For the most part, Children of Morta's family set-up works pretty well; it does stumble a little to begin with as you only have access to a few characters who aren't the strongest of the bunch – we're looking at you, John – and you'll need to grind early dungeons in order to unlock others, but once things get going there's a lot to enjoy here, even if the narrative is a little simplistic and the whole thing is over a bit quicker than we might have expected.
The general flow of gameplay consists of taking one of the six playable members of the Bergson family down into the multi-level dungeons below their home to fight your way to a boss battle and unlock a gateway to the next area, hoovering up Morv – the local currency – and grabbing various upgrades and boons strewn about the procedurally-generated levels as you go. You'll then return home, whether you've been successful or not, watch a little more of the story unfold and spend some time unlocking upgrades and perks.
There really are an absolute ton of power-ups, skills and upgrades to get your hands on in this game, and it's the sheer volume of these that is perhaps Children of Morta's biggest strength. There are so many moving parts here and, somehow, Dead Mage has managed to ensure that, no matter how you decide to play, which character you concentrate on upgrading and what RNG luck spits out at you on any given dungeon run, there's always a nicely addictive synergy in how the various perks and boons stack up to help you on your journey.

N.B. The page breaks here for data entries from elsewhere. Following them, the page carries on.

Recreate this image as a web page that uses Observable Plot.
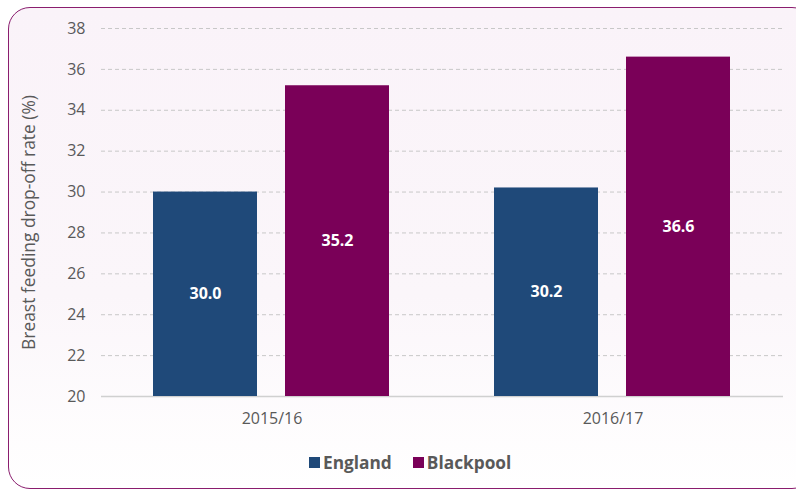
<!DOCTYPE html>
<html>
<head>
<meta charset="utf-8">
<script src="https://cdn.jsdelivr.net/npm/d3@7"></script>
<script src="https://cdn.jsdelivr.net/npm/@observablehq/plot@0.6"></script>
<style>
  html, body { margin: 0; padding: 0; background: #ffffff; }
  #wrap { position: relative; width: 796px; height: 490px; overflow: hidden; font-family: "Open Sans", sans-serif; }
  #frame { position: absolute; left: 8px; top: 7px; width: 806px; height: 482px; border: 1.5px solid #8a1d6e; border-radius: 22px;
           background: linear-gradient(to bottom, #faf3f9 0%, #fbf6fa 60%, #ffffff 100%); box-sizing: border-box; }
  #chart { position: absolute; left: 0; top: 0; }
  #legend { position: absolute; left: 309px; top: 451px; display: flex; gap: 21px; font-weight: 700; font-size: 17.3px; color: #595959; }
  .item { display: flex; align-items: center; gap: 3px; }
  .sw { width: 11px; height: 11px; display: inline-block; }
</style>
</head>
<body>
<div id="wrap">
  <div id="frame"></div>
  <div id="chart"></div>
  <div id="legend"></div>
</div>
<script>
const years = ["2015/16", "2016/17"];
const seriesNames = ["England", "Blackpool"];
const england = [30.0, 30.2];
const blackpool = [35.2, 36.6];
const colors = ["#1f4979", "#7a0058"];
const yTicks = [20, 22, 24, 26, 28, 30, 32, 34, 36, 38];
const yTitle = "Breast feeding drop-off rate (%)";

const data = [];
years.forEach((yr, i) => {
  data.push({year: yr, series: seriesNames[0], value: england[i]});
  data.push({year: yr, series: seriesNames[1], value: blackpool[i]});
});

const chart = Plot.plot({
  width: 796,
  height: 445,
  marginLeft: 100,
  marginRight: 13,
  marginTop: 28,
  marginBottom: 49,
  style: {background: "transparent", fontFamily: "Open Sans, sans-serif", color: "#595959", overflow: "visible"},
  fx: {domain: years, padding: 0, label: null},
  x: {domain: seriesNames, paddingInner: 0.21, paddingOuter: 0.39, axis: null},
  y: {domain: [20, 38]},
  color: {domain: seriesNames, range: colors},
  marks: [
    Plot.ruleY(yTicks.filter(t => t > 20), {stroke: "#c8c8c8", strokeDasharray: "4,3", strokeWidth: 1, facet: "exclude"}),
    Plot.ruleY([20], {stroke: "#d0d0d0", strokeWidth: 1.5}),
    Plot.axisY({ticks: yTicks, tickSize: 0, tickPadding: 16, fontSize: 16, label: null}),
    Plot.axisFx({anchor: "bottom", tickSize: 0, tickPadding: 16, fontSize: 16, label: null}),
    Plot.text([yTitle], {fx: () => years[0], frameAnchor: "left", dx: -72, dy: 10, rotate: -90, text: d => d, fontSize: 17.4, fill: "#595959", textAnchor: "middle"}),
    Plot.barY(data, {fx: "year", x: "series", y1: 20, y2: "value", fill: "series"}),
    Plot.text(data, {fx: "year", x: "series", y: d => (20 + d.value) / 2, text: d => d.value.toFixed(1), fill: "white", fontWeight: "bold", fontSize: 16})
  ]
});
document.getElementById("chart").appendChild(chart);

const legend = document.getElementById("legend");
seriesNames.forEach((n, i) => {
  const it = document.createElement("div");
  it.className = "item";
  const sw = document.createElement("span");
  sw.className = "sw";
  sw.style.background = colors[i];
  const t = document.createElement("span");
  t.textContent = n;
  it.appendChild(sw); it.appendChild(t);
  legend.appendChild(it);
});
</script>
</body>
</html>
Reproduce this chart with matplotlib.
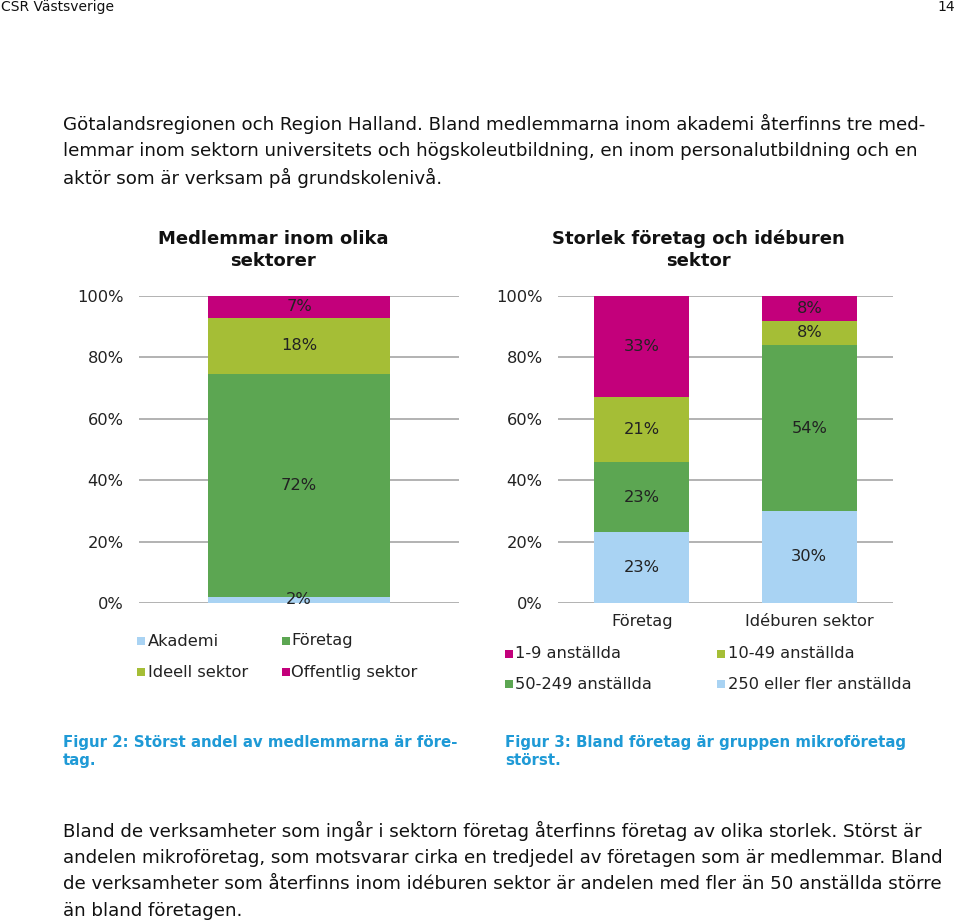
import matplotlib
matplotlib.use("Agg")
import matplotlib.pyplot as plt
from matplotlib.patches import Rectangle
from matplotlib.ticker import FuncFormatter

# ---------------- data ----------------
sector_categories = [""]
sector_labels = ["Akademi", "Företag", "Ideell sektor", "Offentlig sektor"]
sector_values = [[2], [72], [18], [7]]          # bottom -> top

size_categories = ["Företag", "Idéburen sektor"]
size_labels = ["250 eller fler anställda", "50-249 anställda", "10-49 anställda", "1-9 anställda"]
size_values = [[23, 30], [23, 54], [21, 8], [33, 8]]   # bottom -> top

yticks = [0, 20, 40, 60, 80, 100]

title_left = "Medlemmar inom olika\nsektorer"
title_right = "Storlek företag och idéburen\nsektor"

header_left = "CSR Västsverige"
header_right = "14"
body_top = ["Götalandsregionen och Region Halland. Bland medlemmarna inom akademi återfinns tre med-",
            "lemmar inom sektorn universitets och högskoleutbildning, en inom personalutbildning och en",
            "aktör som är verksam på grundskolenivå."]
caption_left = ["Figur 2: Störst andel av medlemmarna är före-", "tag."]
caption_right = ["Figur 3: Bland företag är gruppen mikroföretag", "störst."]
body_bottom = ["Bland de verksamheter som ingår i sektorn företag återfinns företag av olika storlek. Störst är",
               "andelen mikroföretag, som motsvarar cirka en tredjedel av företagen som är medlemmar. Bland",
               "de verksamheter som återfinns inom idéburen sektor är andelen med fler än 50 anställda större",
               "än bland företagen."]

# ---------------- style ----------------
C_BLUE = "#A9D3F3"
C_GREEN = "#5CA652"
C_LIME = "#A5BE36"
C_MAG = "#C3007B"
sector_colors = [C_BLUE, C_GREEN, C_LIME, C_MAG]
size_colors = [C_BLUE, C_GREEN, C_LIME, C_MAG]
GRID = "#A6A6A6"
CAPTION = "#1F9AD6"

W, H = 960, 921
fig = plt.figure(figsize=(W / 100, H / 100), dpi=100)
fig.patch.set_facecolor("white")

CHART_FONT = ["DejaVu Sans"]
BODY_FONT = ["DejaVu Sans"]
TICK_FS = 11.7


def fx(x):
    return x / W


def fy(y):
    return 1 - y / H


def axes_px(x0, y0, x1, y1):
    return fig.add_axes([fx(x0), fy(y1), (x1 - x0) / W, (y1 - y0) / H])


def stacked(ax, cats, values, colors, width):
    xs = list(range(len(cats)))
    totals = [sum(v[i] for v in values) for i in xs]
    bottoms = [0.0] * len(xs)
    for vals, col in zip(values, colors):
        heights = [vals[i] / totals[i] * 100 for i in xs]
        ax.bar(xs, heights, width, bottom=bottoms, color=col, zorder=2, linewidth=0)
        for i in xs:
            ax.text(xs[i], bottoms[i] + heights[i] / 2, f"{vals[i]}%", ha="center", va="center",
                    fontsize=TICK_FS, color="#222222", family=CHART_FONT, zorder=3)
        bottoms = [b + h for b, h in zip(bottoms, heights)]
    ax.set_xlim(-0.5, len(cats) - 0.5)
    ax.set_ylim(0, 100)
    ax.set_yticks(yticks)
    ax.yaxis.set_major_formatter(FuncFormatter(lambda v, p: f"{int(v)}%"))
    ax.grid(axis="y", color=GRID, linewidth=1.2, zorder=1)
    for s in ax.spines.values():
        s.set_visible(False)
    ax.tick_params(axis="y", length=0, pad=11, labelsize=TICK_FS, labelcolor="#222222")
    ax.tick_params(axis="x", length=0, pad=8, labelsize=TICK_FS, labelcolor="#222222")
    ax.set_xticks(xs)
    ax.set_xticklabels(cats, family=CHART_FONT)
    for t in ax.get_yticklabels():
        t.set_family(CHART_FONT)
    ax.set_facecolor("none")


# left chart
axL = axes_px(139, 296, 459, 603)
stacked(axL, sector_categories, sector_values, sector_colors, 0.57)

# right chart
axR = axes_px(558, 296, 893, 603)
stacked(axR, size_categories, size_values, size_colors, 0.567)

# titles
fig.text(fx(273), fy(250), title_left, ha="center", va="center", fontsize=13, fontweight="bold",
         family=CHART_FONT, linespacing=1.32, color="#111111")
fig.text(fx(698), fy(250), title_right, ha="center", va="center", fontsize=13, fontweight="bold",
         family=CHART_FONT, linespacing=1.32, color="#111111")


def legend(items, colors, positions):
    for lab, col, (sx, tx, y) in zip(items, colors, positions):
        fig.patches.append(Rectangle((fx(sx), fy(y + 4)), 8 / W, 8 / H, transform=fig.transFigure,
                                     facecolor=col, edgecolor="none"))
        fig.text(fx(tx), fy(y), lab, ha="left", va="center", fontsize=TICK_FS, family=CHART_FONT,
                 color="#222222")


# left legend (row-wise: Akademi, Företag / Ideell sektor, Offentlig sektor)
legend(sector_labels, sector_colors,
       [(137, 148, 641), (282, 291, 641), (137, 148, 672), (282, 291, 672)])
# right legend (row-wise: 1-9, 10-49 / 50-249, 250+)
legend(size_labels, size_colors,
       [(717, 728, 684), (505, 515, 684), (717, 728, 654), (505, 515, 654)])

# header / body text
fig.text(fx(1), fy(7), header_left, ha="left", va="center", fontsize=10, family=BODY_FONT,
         color="#111111")
fig.text(fx(955), fy(7), header_right, ha="right", va="center", fontsize=10, family=BODY_FONT,
         color="#111111")

BODY_FS = 13.15
for i, line in enumerate(body_top):
    fig.text(fx(63), fy(124 + 27 * i), line, ha="left", va="center", fontsize=BODY_FS,
             family=BODY_FONT, color="#111111")
for i, line in enumerate(body_bottom):
    fig.text(fx(63), fy(831 + 26.7 * i), line, ha="left", va="center", fontsize=BODY_FS,
             family=BODY_FONT, color="#111111")
CAP_FS = 10.8
for i, line in enumerate(caption_left):
    fig.text(fx(63), fy(742 + 18 * i), line, ha="left", va="center", fontsize=CAP_FS,
             fontweight="bold", family=BODY_FONT, color=CAPTION)
for i, line in enumerate(caption_right):
    fig.text(fx(505), fy(742 + 18 * i), line, ha="left", va="center", fontsize=CAP_FS,
             fontweight="bold", family=BODY_FONT, color=CAPTION)

fig.savefig("out.png", dpi=100, facecolor="white")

There are persistent unlockable skills you can purchase between missions that are shared across the entire cast of characters – stuff such as permanent armour upgrades, speed, critical hit damage and strength power-ups. There's the Book of Rea, which – amongst other things – gives you access to obelisks adorned with boons such as shields, temporary invulnerability, regenerating health and a lot more besides. You've got divine graces – stackable perks that are scattered throughout levels – as well as relics and charms which add the likes of electrical shields, enemy leeching vortexes, totems that distract your foes, cloaks, rings of regeneration, fire damage... it goes on and on and it all comes together beautifully to ensure that no two runs ever feel the same.
Sometimes power-ups will be hidden in treasure chests, other times you'll be forced to partake in a little memory game miniboss – or even a round of pong against a corrupted computer – in order to get your hands on some boon or other. There are a ton of goodies here and, when added to the differing move sets, unlockable skills and playstyles of the six characters on offer, it gives Children of Morta a real sense of variety that keeps the inherently repetitive grinding from feeling stale.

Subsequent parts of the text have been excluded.